Minister Derrick Ashmead is originally from St Ann, but has lived in St Mary for the best part of 50 years and is currently based at the Juno Pen Foursquare Church in Enfield.

Ashmead dreams of one day uniting the multitude of church factions in Jamaica under a single umbrella group, and firmly believes that more religious organisations should promote female pastors and women into positions of authority.

Speaking earlier this week at the Fourscore Church in Annotto Bay, the friendly, equal-opportunity reverend told Family & Religion: "I became a minister because I felt the call of God. After I was converted at the Jack's River Foursquare Church in 1974, the (female) pastor there gave me the opportunity to share, exhort, serve, and lead the service because of my ability, both academic and spiritual.




"I served as youth leader in that church; attended the local extension Bible School; and was then called by the overseer, the Reverend Neville Davis, to restart a church in Enfield that had been down for some time after the pastor left. So, in November 1986 I went and restarted the church.

"When it comes to females having more leadership positions, I think there is a place for both men and women in the church. There is a difference in the leadership styles, but sometimes you have different ways of achieving the same objective.

"I think more churches should encourage females to step up into leadership roles because, for example, the Juno Pen Church has a membership of about 50 adults, but there are only four males; females make up the majority.

"Our founder is actually a female and we have quite a few female minsters and pastors in the Foursquare Church and if we weren't using them, their churches would probably be without pastors, so I think our females provide good leadership."

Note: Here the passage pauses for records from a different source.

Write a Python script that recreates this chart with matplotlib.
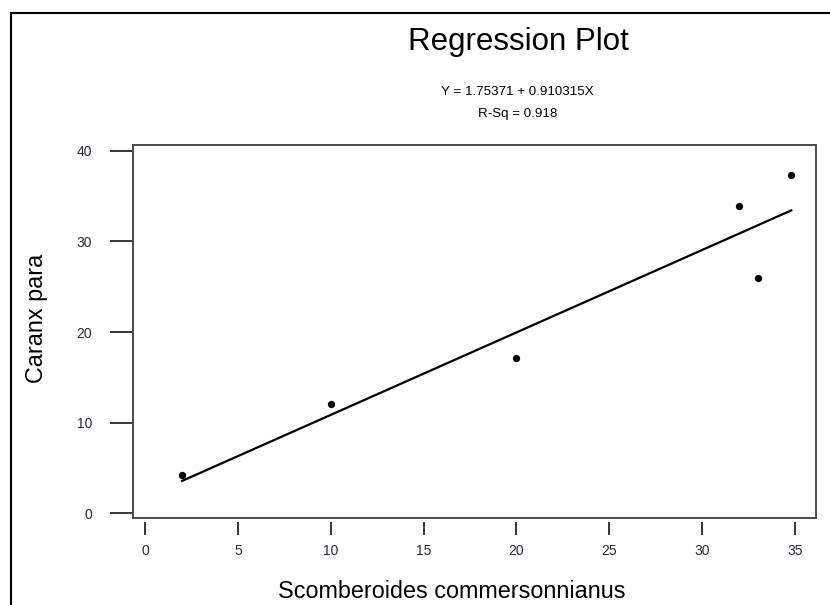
import numpy as np
import matplotlib.pyplot as plt
from matplotlib.lines import Line2D

plt.rcParams["font.family"] = ["Liberation Sans", "DejaVu Sans"]

# Sample data
scomberoides = [2.0, 10.0, 20.0, 32.0, 33.0, 34.8]
caranx = [4.2, 12.1, 17.1, 33.9, 26.0, 37.3]

# Fitted regression
intercept = 1.75371
slope = 0.910315
r_sq = 0.918

x_ticks = [0, 5, 10, 15, 20, 25, 30, 35]
y_ticks = [0, 10, 20, 30, 40]

W, H = 830, 605
fig = plt.figure(figsize=(W / 100, H / 100), dpi=100)
ax = fig.add_axes([0.1606, 0.1443, 0.8225, 0.616])

ax.scatter(scomberoides, caranx, s=18, color="black", zorder=3)
xs = np.array([min(scomberoides), max(scomberoides)])
ax.plot(xs, intercept + slope * xs, color="black", linewidth=1.6, zorder=2)

ax.set_xlim(-0.63, 36.13)
ax.set_ylim(-0.49, 40.65)
ax.set_xticks(x_ticks)
ax.set_yticks(y_ticks)
ax.set_xticklabels([str(t) for t in x_ticks])
ax.set_yticklabels([str(t) for t in y_ticks])

# box drawn by hand so the x ticks can sit slightly below it
for side in ["left", "right", "top"]:
    ax.spines[side].set_color("#4a4a4a")
    ax.spines[side].set_linewidth(1.4)
ax.spines["bottom"].set_position(("outward", 3))
ax.spines["bottom"].set_visible(False)
ax.plot([0, 1], [0, 0], transform=ax.transAxes, color="#4a4a4a",
        linewidth=1.4, clip_on=False, zorder=4)

ax.tick_params(axis="y", direction="out", length=16.5, width=1.1,
               color="black", pad=13, labelsize=10, labelcolor="#2a2a3a")
ax.tick_params(axis="x", direction="out", length=9, width=1.1,
               color="black", pad=7, labelsize=10, labelcolor="#2a2a3a")

# axis titles placed in page pixels
fig.text(452 / W, 1 - 598 / H, "Scomberoides commersonnianus",
         fontsize=16.8, ha="center", va="baseline")
fig.text(37 / W, 1 - 318 / H, "Caranx para", fontsize=16.8,
         rotation=90, ha="center", va="center")

fig.text(518 / W, 1 - 50 / H, "Regression Plot", fontsize=22.5,
         ha="center", va="baseline")
fig.text(517 / W, 1 - 95 / H, f"Y = {intercept} + {slope}X", fontsize=9.6,
         ha="center", va="baseline")
fig.text(518 / W, 1 - 117 / H, f"R-Sq = {r_sq}", fontsize=9.6,
         ha="center", va="baseline")

# frame along the left and top of the page
bx = 10.7 / W
by = 1 - 13.3 / H
fig.add_artist(Line2D([bx, bx], [0, by], transform=fig.transFigure,
                      color="black", linewidth=1.5))
fig.add_artist(Line2D([bx, 1], [by, by], transform=fig.transFigure,
                      color="black", linewidth=1.5))

fig.savefig("out.png", dpi=100)
plt.close(fig)
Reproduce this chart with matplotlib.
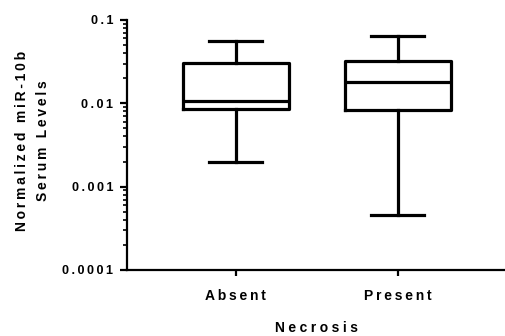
import matplotlib
matplotlib.use("Agg")
import matplotlib.pyplot as plt
from matplotlib.ticker import LogLocator, FixedLocator, FixedFormatter, NullFormatter

plt.rcParams['font.family'] = ['Liberation Sans', 'DejaVu Sans']
plt.rcParams['font.weight'] = 'bold'

# Box summaries (whisker low, Q1, median, Q3, whisker high)
groups = ["Absent", "Present"]
whislo = [0.00199, 0.000461]
q1 = [0.00863, 0.0083]
med = [0.01077, 0.0182]
q3 = [0.0307, 0.0319]
whishi = [0.0565, 0.0648]

y_ticks = [0.0001, 0.001, 0.01, 0.1]
y_tick_labels = ["0.0001", "0.001", "0.01", "0.1"]


def spaced(s, sp="\u2009"):
    return sp.join(s)


W, H = 505, 336
fig = plt.figure(figsize=(W / 100, H / 100), dpi=100)
ax = fig.add_axes([127 / W, 66 / H, 378 / W, 250 / H])

stats = []
for i, g in enumerate(groups):
    stats.append(dict(label=g, whislo=whislo[i], q1=q1[i], med=med[i],
                      q3=q3[i], whishi=whishi[i], fliers=[]))

lw = 2.3
ax.bxp(stats, positions=[0, 1], widths=0.654, capwidths=0.327,
       showfliers=False,
       boxprops=dict(color="black", linewidth=lw),
       medianprops=dict(color="black", linewidth=lw),
       whiskerprops=dict(color="black", linewidth=lw),
       capprops=dict(color="black", linewidth=lw))

ax.set_yscale("log")
ax.set_ylim(0.0001, 0.1)
ax.set_xlim(-0.671, 1.662)

ax.yaxis.set_major_locator(FixedLocator(y_ticks))
ax.yaxis.set_major_formatter(FixedFormatter([spaced(t) for t in y_tick_labels]))
ax.yaxis.set_minor_locator(LogLocator(base=10, subs=range(2, 10)))
ax.yaxis.set_minor_formatter(NullFormatter())

ax.set_xticks([0, 1])
ax.set_xticklabels([spaced(g) for g in groups])

for s in ["top", "right"]:
    ax.spines[s].set_visible(False)
for s in ["left", "bottom"]:
    ax.spines[s].set_linewidth(1.6)

ax.tick_params(axis="y", which="major", length=5, width=1.6,
               labelsize=9, pad=5)
ax.tick_params(axis="y", which="minor", length=3, width=1.2)
ax.tick_params(axis="x", which="major", length=4.5, width=1.6,
               labelsize=10, pad=9)

fig.text(32.5 / W, 1 - 141 / H,
         spaced("Normalized miR-10b") + "\n" + spaced("Serum Levels"),
         rotation=90, ha="center", va="center", multialignment="center",
         fontsize=10, fontweight="bold", linespacing=1.65)
fig.text(316.5 / W, 1 - 328 / H, spaced("Necrosis", "\u2005"),
         ha="center", va="center", fontsize=10, fontweight="bold")

fig.savefig("out.png", dpi=100)
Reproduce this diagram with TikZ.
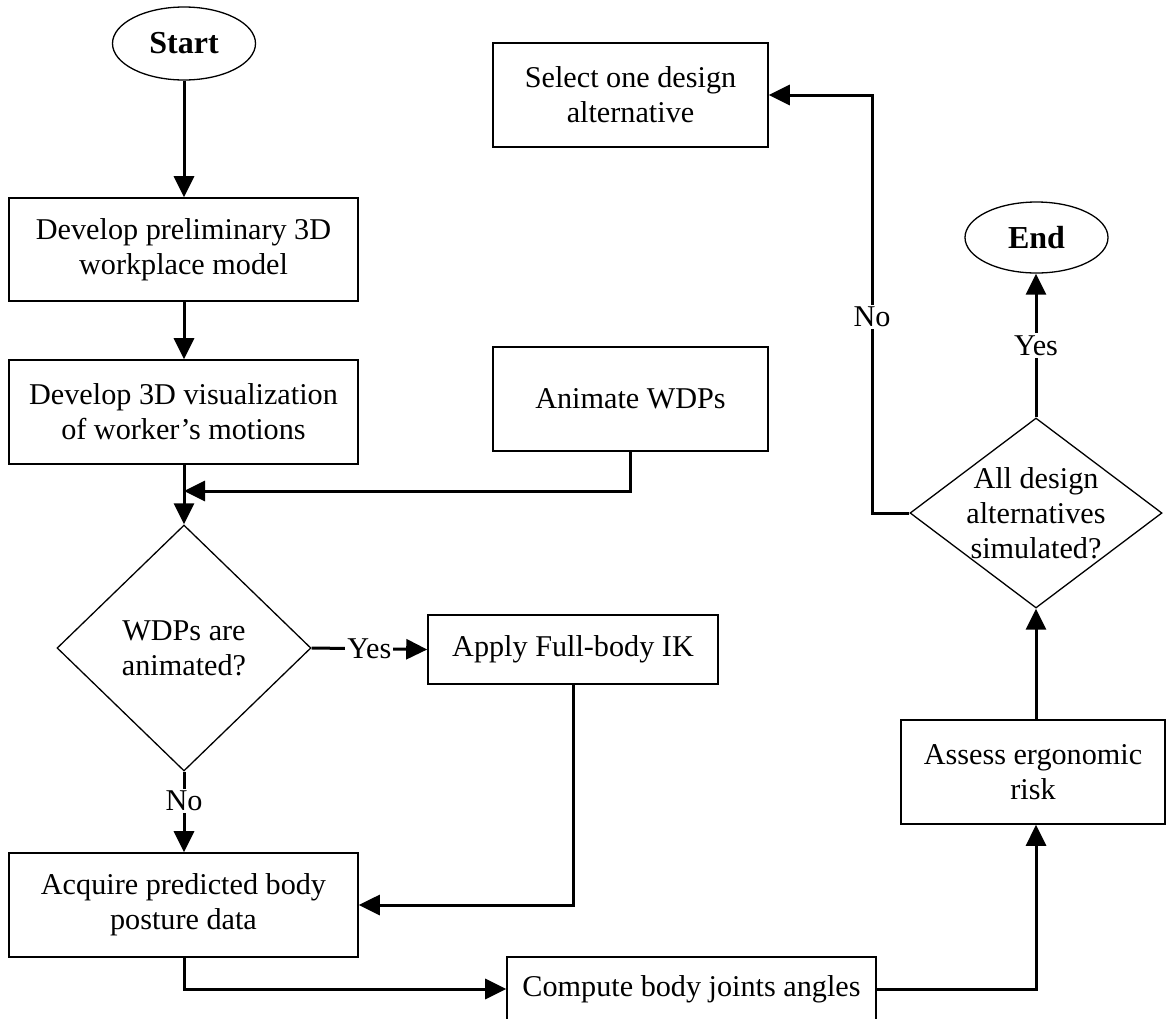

Ashmead, whose favourite biblical scripture is Philippians 4:13, feels optimistic about the future, but fears that a lack of Christian unity is one of the biggest religious problems facing the people of St Mary.

He said: "Churches like the Adventists, Jehovah's Witnesses, and the 'Jesus Only' Pentecostal churches don't unite with other churches they are segregated and only fellowship with themselves. An Adventist wouldn't allow me to preach in their pulpit and how a Jehovah's Witness worships is somewhat different.

"Sometimes all the different denominations might be a bit confusing to those out there who want to be converted because they ask 'How do I know which is right?' I would really like to see the Church of God, Pentecostal, Jehovah's Witness, and Adventists come together as one.

"It would be quite amazing to see them come together and for us to go out to the square and have one big, open-air meeting. I think that would be a really big move that would touch a lot of persons and bring more people into the church."